We would also like this function to be compatible with the additive structure of $\mathbb{R}$. Given $A \subseteq \mathbb{R}$ and $x \in \mathbb{R}$, the set $A + x := \{ a + x : a \in A \}$ is just the translation of $A$ to the right by $x$. Ideally, a translation of a set mustn’t change its size. So, we also want that

• For every $A \subseteq \mathbb{R}$ and $x \in \mathbb{R}$,

$\displaystyle m(A+x) = m(A)$.

That’s it! That’s all that we want our “size-measuring” function to satisfy. Now we can begin our search for such a function.

Except, there’s a small problem.

It turns out that it is impossible for any such function to exist.

.

.

.

This is such a disastrous and unexpected hurdle right at the beginning of our exploration! In a short while, I will prove that no such function as we have described can exist. But first, a few words on what this tells us: the structure of the real numbers is far, far more complicated than we imagined. In the proof, we will see that there are some pathological subsets of $\mathbb{R}$ which cannot be given a meaningful “size” without running into contradictions.

PROPOSITION: There is no set function $m : \mathscr{P}(\mathbb{R}) \to [0,\infty) \cup \{ \infty \}$ that satisfies all three properties listed above.

Proof: Suppose that there is such a function $m$. A clever bit of algebra will produce a set which produces a contradiction.

The idea is as follows. Consider the second bullet point: if we can find a set $A$ with $m(A) < \infty$, say $m(A) = 1$, and a decomposition of $A$ into a countable collection $\{ A_n \}$ of pairwise disjoint subsets such that $m(A_i) = m(A_j)$ for all $i$, $j$, then the equality in the second bullet point won’t hold for this collection.

To find such a collection of sets, a bit of group theory comes in handy. Let $A = [0,1)$. Under the operation of addition modulo $1$, $A$ becomes a group. The set $B$ of rationals in $A$, that is, $B = \mathbb{Q} \cap A$, is a subgroup of $A$. Hence, we can decompose $A$ into a disjoint union of cosets of $B$.

Construct a set $P \subseteq A$ by choosing one element from each coset of $B$. The translates (modulo $1$) of $P$ by the elements of $B$ are all pairwise disjoint.

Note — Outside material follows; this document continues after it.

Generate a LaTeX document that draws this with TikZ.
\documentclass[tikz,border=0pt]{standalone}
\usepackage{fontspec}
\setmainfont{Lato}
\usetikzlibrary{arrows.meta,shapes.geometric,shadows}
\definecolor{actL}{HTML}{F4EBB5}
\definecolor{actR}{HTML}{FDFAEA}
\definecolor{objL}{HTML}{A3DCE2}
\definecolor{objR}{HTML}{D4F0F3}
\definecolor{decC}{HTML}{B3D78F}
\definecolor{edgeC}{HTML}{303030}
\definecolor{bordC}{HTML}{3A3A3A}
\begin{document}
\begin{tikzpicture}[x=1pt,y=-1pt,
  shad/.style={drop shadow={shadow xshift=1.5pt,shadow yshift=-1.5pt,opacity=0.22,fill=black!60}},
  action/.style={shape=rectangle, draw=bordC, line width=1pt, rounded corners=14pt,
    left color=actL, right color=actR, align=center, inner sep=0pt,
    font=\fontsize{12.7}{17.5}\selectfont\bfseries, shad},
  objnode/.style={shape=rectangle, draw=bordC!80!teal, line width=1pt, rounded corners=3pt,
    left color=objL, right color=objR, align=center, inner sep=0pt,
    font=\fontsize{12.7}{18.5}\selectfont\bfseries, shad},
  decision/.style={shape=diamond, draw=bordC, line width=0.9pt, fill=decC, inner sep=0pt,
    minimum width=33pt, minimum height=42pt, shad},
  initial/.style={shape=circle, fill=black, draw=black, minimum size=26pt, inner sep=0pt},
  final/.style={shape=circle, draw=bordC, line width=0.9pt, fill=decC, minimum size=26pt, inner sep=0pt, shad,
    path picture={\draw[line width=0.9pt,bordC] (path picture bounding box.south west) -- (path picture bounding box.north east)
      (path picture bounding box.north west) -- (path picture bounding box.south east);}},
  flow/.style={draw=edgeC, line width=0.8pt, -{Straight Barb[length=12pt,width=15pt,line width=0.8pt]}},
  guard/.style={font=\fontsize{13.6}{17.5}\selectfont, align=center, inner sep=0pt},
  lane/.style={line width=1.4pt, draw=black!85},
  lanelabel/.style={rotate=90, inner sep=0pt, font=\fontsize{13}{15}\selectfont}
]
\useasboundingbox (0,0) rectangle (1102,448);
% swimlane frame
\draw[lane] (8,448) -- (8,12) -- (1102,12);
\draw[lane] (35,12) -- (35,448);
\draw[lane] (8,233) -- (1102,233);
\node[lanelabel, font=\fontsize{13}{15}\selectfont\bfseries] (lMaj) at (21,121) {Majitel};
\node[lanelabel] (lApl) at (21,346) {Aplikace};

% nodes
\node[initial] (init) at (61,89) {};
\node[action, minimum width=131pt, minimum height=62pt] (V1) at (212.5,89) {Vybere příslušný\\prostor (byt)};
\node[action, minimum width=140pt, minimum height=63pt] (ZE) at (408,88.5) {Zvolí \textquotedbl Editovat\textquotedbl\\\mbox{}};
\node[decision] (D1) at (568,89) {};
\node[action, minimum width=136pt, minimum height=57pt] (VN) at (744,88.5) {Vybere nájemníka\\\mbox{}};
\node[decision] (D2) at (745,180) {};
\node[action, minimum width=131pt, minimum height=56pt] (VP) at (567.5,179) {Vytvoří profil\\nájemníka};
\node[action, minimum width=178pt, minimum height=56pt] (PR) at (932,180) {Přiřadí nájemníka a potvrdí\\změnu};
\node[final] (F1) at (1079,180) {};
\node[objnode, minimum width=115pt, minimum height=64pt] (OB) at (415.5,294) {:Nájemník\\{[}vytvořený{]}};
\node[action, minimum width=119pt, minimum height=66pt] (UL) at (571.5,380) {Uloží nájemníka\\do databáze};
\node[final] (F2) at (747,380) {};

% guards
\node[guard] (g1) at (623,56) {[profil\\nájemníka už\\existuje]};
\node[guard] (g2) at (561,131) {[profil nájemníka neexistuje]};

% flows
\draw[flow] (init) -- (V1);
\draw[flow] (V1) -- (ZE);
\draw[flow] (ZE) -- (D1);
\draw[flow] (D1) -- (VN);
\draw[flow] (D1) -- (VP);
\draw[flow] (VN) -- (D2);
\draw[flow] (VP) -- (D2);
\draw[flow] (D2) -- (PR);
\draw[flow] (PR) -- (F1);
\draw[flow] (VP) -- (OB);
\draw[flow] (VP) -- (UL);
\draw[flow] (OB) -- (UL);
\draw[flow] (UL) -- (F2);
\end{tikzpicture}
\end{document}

To see why, let $\{ q_n \}$ be an enumeration of the members of $B$ and let $P_n$ be the translate (modulo $1$) of $P$ by $q_n$. That is, let

$\displaystyle P_n = \{ p + q_n \mod 1 : p \in P \}$.

If $x \in P_n \cap P_m$, then $x = p + q_n = p' + q_m$ for some $p, p' \in P$. Hence, $p - p' = q_m - q_n \in B$ $\Rightarrow p$ and $p'$ are in the same coset of $B$. But only one element was chosen from each coset of $B$, so $p = p'$. Hence, $q_n = q_m \Rightarrow n = m$.

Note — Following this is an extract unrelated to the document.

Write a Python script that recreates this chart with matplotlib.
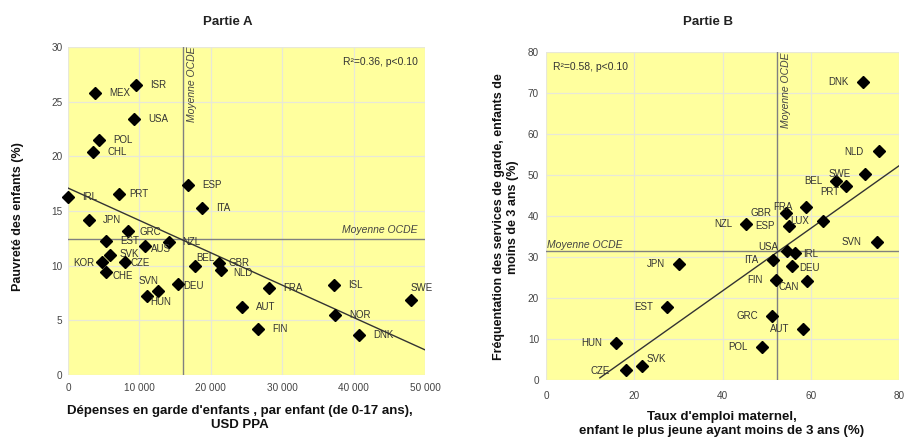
import matplotlib
matplotlib.use("Agg")
import matplotlib.pyplot as plt
from matplotlib import font_manager

# Partie A : dépenses en garde d'enfants vs pauvreté des enfants
pays_a = ["MEX", "ISR", "USA", "POL", "CHL", "ESP", "ITA", "IRL", "PRT", "JPN",
          "GRC", "EST", "AUS", "NZL", "SVK", "KOR", "CZE", "CHE", "BEL", "GBR",
          "NLD", "SVN", "HUN", "DEU", "AUT", "FRA", "ISL", "SWE", "NOR", "FIN", "DNK"]
depenses_a = [3800, 9540, 9260, 4360, 3570, 16850, 18730, 0, 7120, 2970,
              8380, 5340, 10800, 14110, 5900, 4740, 7960, 5340, 17830, 21150,
              21380, 12570, 11030, 15450, 24430, 28180, 37270, 48100, 37410, 26640, 40770]
pauvrete_a = [25.8, 26.5, 23.4, 21.5, 20.4, 17.4, 15.3, 16.3, 16.6, 14.2,
              13.2, 12.3, 11.8, 12.2, 11.0, 10.3, 10.3, 9.4, 10.0, 10.2,
              9.6, 7.7, 7.2, 8.3, 6.2, 8.0, 8.2, 6.9, 5.5, 4.2, 3.7]
moyenne_a = (16150, 12.4)
tendance_a_x = [0, 50000]
tendance_a_y = [17.1, 2.3]

# Partie B : taux d'emploi maternel vs fréquentation des services de garde
pays_b = ["DNK", "NLD", "SWE", "BEL", "PRT", "FRA", "GBR", "NZL", "ESP", "LUX",
          "SVN", "USA", "IRL", "ITA", "JPN", "DEU", "FIN", "CAN", "EST", "GRC",
          "AUT", "HUN", "POL", "SVK", "CZE"]
emploi_b = [71.8, 75.5, 72.3, 65.8, 68.0, 59.0, 54.3, 45.4, 55.0, 62.8,
            75.1, 54.6, 56.5, 51.4, 30.2, 55.8, 52.2, 59.1, 27.4, 51.2,
            58.3, 15.9, 48.9, 21.8, 18.1]
garde_b = [72.6, 55.9, 50.2, 48.4, 47.3, 42.2, 40.6, 37.9, 37.4, 38.6,
           33.7, 31.4, 30.9, 29.2, 28.2, 27.7, 24.3, 24.1, 17.6, 15.6,
           12.3, 8.8, 8.0, 3.3, 2.3]
moyenne_b = (52.3, 31.5)
tendance_b_x = [12.2, 80]
tendance_b_y = [0.4, 52.2]

# décalages des étiquettes (pixels, dy vers le haut)
decal_a = {"SVN": (1, 10, "right"), "SWE": (-1, 12, "left"), "BEL": (1, 8, "left"),
           "KOR": (-7, -1, "right"), "AUS": (6, -3, "left"), "CZE": (6, -1, "left"),
           "CHE": (6, -4, "left"), "HUN": (3, -6, "left"), "DEU": (5, -2, "left"),
           "SVK": (9, 1, "left"), "GBR": (9, 0, "left"), "PRT": (10, 0, "left"),
           "NLD": (13, -3, "left"), "GRC": (12, -1, "left")}
decal_b = {"IRL": (8, -1, "left"), "DEU": (7, -2, "left"), "SVK": (4, 7, "left"),
           "PRT": (-7, -6, "right"), "CAN": (-8, -6, "right"), "USA": (-9, 4, "right"),
           "NLD": (-16, -1, "right"), "SVN": (-16, 0, "right"), "CZE": (-16, -1, "right")}

noms = {f.name for f in font_manager.fontManager.ttflist}
etroite = "Liberation Sans Narrow" if "Liberation Sans Narrow" in noms else "Liberation Sans"
plt.rcParams["font.family"] = ["Liberation Sans", "DejaVu Sans"]

JAUNE = "#FFFF9E"
GRIS = "#333333"

fig = plt.figure(figsize=(9.06, 4.44), dpi=100)
ax1 = fig.add_axes([68 / 906, 1 - 375 / 444, 357 / 906, 328 / 444])
ax2 = fig.add_axes([546 / 906, 1 - 379.5 / 444, 353 / 906, 327.5 / 444])


def etiquettes(ax, pays, xs, ys, decal, defaut):
    for nom, x, y in zip(pays, xs, ys):
        dx, dy, ha = decal.get(nom, defaut)
        ax.annotate(nom, (x, y), xytext=(dx * 0.72, dy * 0.72), textcoords="offset points",
                    ha=ha, va="center", fontsize=7, color=GRIS)


def habillage(ax):
    ax.set_facecolor(JAUNE)
    for s in ax.spines.values():
        s.set_visible(False)
    ax.grid(True, color="#E8E8D8", lw=0.9)
    ax.set_axisbelow(True)
    ax.tick_params(length=0, labelsize=7.2, labelcolor="#444444")
    for lab in ax.get_xticklabels() + ax.get_yticklabels():
        lab.set_family(etroite)


# ---- Partie A ----
ax1.set_xlim(0, 50000)
ax1.set_ylim(0, 30)
ax1.set_xticks(range(0, 50001, 10000))
ax1.set_xticklabels(["0", "10 000", "20 000", "30 000", "40 000", "50 000"])
ax1.set_yticks(range(0, 31, 5))
habillage(ax1)
ax1.tick_params(axis="x", pad=6)
ax1.tick_params(axis="y", pad=4)
ax1.axvline(moyenne_a[0], color="#808080", lw=1)
ax1.axhline(moyenne_a[1], color="#808080", lw=1)
ax1.plot(tendance_a_x, tendance_a_y, color="#333333", lw=1)
ax1.plot(depenses_a, pauvrete_a, "D", color="black", ms=6.2, clip_on=False)
etiquettes(ax1, pays_a, depenses_a, pauvrete_a, decal_a, (14, 0, "left"))
ax1.annotate("Moyenne OCDE", (moyenne_a[0], 30), xytext=(9 * 0.72, 0), textcoords="offset points",
             rotation=90, ha="center", va="top", fontsize=7.5, style="italic", color="#444444")
ax1.annotate("Moyenne OCDE", (49000, moyenne_a[1]), xytext=(0, 9 * 0.72), textcoords="offset points",
             ha="right", va="center", fontsize=7.5, style="italic", color="#444444")
ax1.text(0.98, 0.955, "R²=0.36, p<0.10", transform=ax1.transAxes, ha="right", va="center",
         fontsize=7.5, color=GRIS)

# ---- Partie B ----
ax2.set_xlim(0, 80)
ax2.set_ylim(0, 80)
ax2.set_xticks(range(0, 81, 20))
ax2.set_yticks(range(0, 81, 10))
habillage(ax2)
ax2.tick_params(axis="x", pad=8)
ax2.tick_params(axis="y", pad=5)
ax2.axvline(moyenne_b[0], color="#808080", lw=1)
ax2.axhline(moyenne_b[1], color="#808080", lw=1)
ax2.plot(tendance_b_x, tendance_b_y, color="#333333", lw=1)
ax2.plot(emploi_b, garde_b, "D", color="black", ms=6.2, clip_on=False)
etiquettes(ax2, pays_b, emploi_b, garde_b, decal_b, (-14, 0, "right"))
ax2.annotate("Moyenne OCDE", (moyenne_b[0], 80), xytext=(9 * 0.72, 0), textcoords="offset points",
             rotation=90, ha="center", va="top", fontsize=7.5, style="italic", color="#444444")
ax2.annotate("Moyenne OCDE", (0.3, moyenne_b[1]), xytext=(0, 6 * 0.72), textcoords="offset points",
             ha="left", va="center", fontsize=7.5, style="italic", color="#444444")
ax2.text(0.02, 0.955, "R²=0.58, p<0.10", transform=ax2.transAxes, ha="left", va="center",
         fontsize=7.5, color=GRIS)

# titres et libellés d'axes
fig.text(228 / 906, 1 - 22 / 444, "Partie A", ha="center", va="center", fontsize=9.5, weight="bold", color="#222222")
fig.text(708 / 906, 1 - 22 / 444, "Partie B", ha="center", va="center", fontsize=9.5, weight="bold", color="#222222")
fig.text(18 / 906, 1 - 217 / 444, "Pauvreté des enfants (%)", rotation=90, ha="center", va="center",
         fontsize=9, weight="bold", color="#111111")
fig.text(506 / 906, 1 - 217 / 444, "Fréquentation des services de garde, enfants de\nmoins de 3 ans (%)",
         rotation=90, ha="center", va="center", fontsize=9, weight="bold", color="#111111",
         linespacing=1.15)
fig.text(240 / 906, 1 - 418 / 444, "Dépenses en garde d'enfants , par enfant (de 0-17 ans),\nUSD PPA",
         ha="center", va="center", fontsize=9.5, weight="bold", family=etroite, color="#111111",
         linespacing=1.2)
fig.text(722 / 906, 1 - 424 / 444, "Taux d'emploi maternel,\nenfant le plus jeune ayant moins de 3 ans (%)",
         ha="center", va="center", fontsize=9.5, weight="bold", family=etroite, color="#111111",
         linespacing=1.2)

fig.savefig("out.png", dpi=100, facecolor="white")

Observe that $A = \cup_{n=1}^\infty P_n$. This is because each $x \in A$ lies in the coset $x + B$, and if $p \in P$ is the element chosen from this coset, then $x - p \in B$, that is, $x - p = q_n$ for some $q_n \in B$. Hence, $x \in P_n$.

We now have all the elements to arrive at a contradiction. Since each $P_n$ is a translate of $P$, we must have that $m(P) = m(P_n)$ for all $n \in \mathbb{N}$. Since $A = \cup_{n=1}^\infty P_n$, we must have that

\displaystyle \begin{aligned} m(A) &= \sum_{n=1}^\infty m(P_n) \\ \Rightarrow 1 &= \sum_{n=1}^\infty m(P) \end{aligned}.

If $m(P) = 0$ then the sum on the right-hand side equals $0$. If $m(P) > 0$ (including $m(P) = \infty$), then the sum on the right-hand side equals $\infty$. In either case, we have a contradiction.

$\blacksquare$

Hence, the set $P$ that we have constructed throws a wrench into our efforts. There is no way to assign a value to $m(P)$ in a manner consistent with the properties we wish the function $m$ to have. Something needs to go. In the next post, we’ll see how to resolve this conundrum.

Before closing this post, a comment on the proof. $[0,1)$ is uncountable and the rationals are countable. So, there are uncountably many cosets of $B$. Therefore, choosing one element arbitrarily from each coset of $B$ requires the use of the Axiom of Choice. In fact, without the Axiom of Choice one cannot show the existence of any such pathological sets.